For European exporters, this creates improved access to the Brazilian market, particularly in industrial goods, machinery, chemicals and services. Brazilian exporters, in turn, benefit from increased access to European markets, especially in agriculture and commodities.


Simplification of international transactions

Beyond tariffs, the agreement focuses on reducing non-tariff barriers and simplifying cross-border trade.

Key developments include:

  • Streamlined customs procedures
  • Greater regulatory alignment between the EU and Mercosur
  • Increased transparency in import/export requirements

These measures are expected to reduce administrative complexity and improve the efficiency of international transactions, particularly for companies operating across both regions.

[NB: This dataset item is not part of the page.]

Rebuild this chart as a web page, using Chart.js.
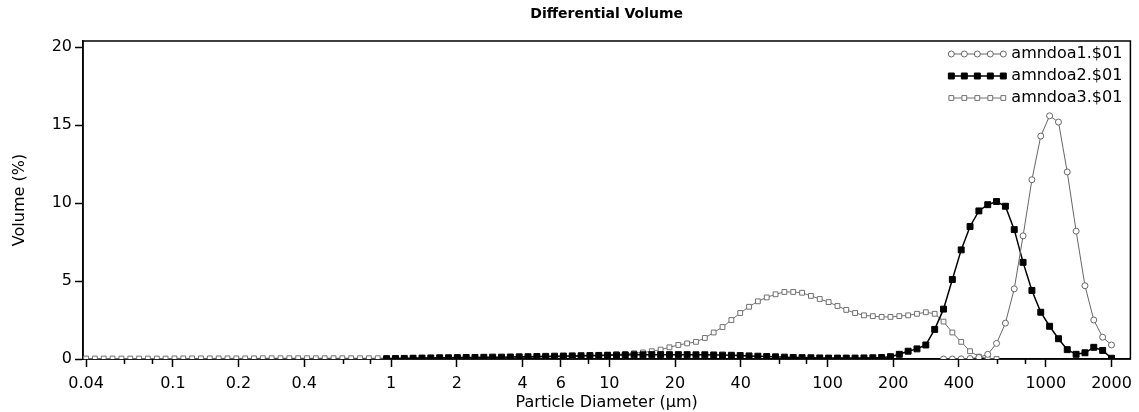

Strategic implications for businesses

The agreement strengthens Brazil’s position as a gateway to the broader Mercosur region. For international companies, it provides a more predictable framework for trade and investment.

Sectors likely to see increased activity include:

  • Industrial manufacturing
  • Logistics and distribution
  • Agriculture and food production
  • Energy and infrastructure

Companies already active in Brazil may benefit from improved cost structures, while new entrants may find market access more accessible.


Outlook

While final ratification is still required, the direction of travel is clear. The EU–Mercosur agreement represents a structural shift in trade relations between Europe and South America.

For businesses engaged in international trade, the agreement is expected to lower costs, simplify operations and create new opportunities across sectors in the coming years.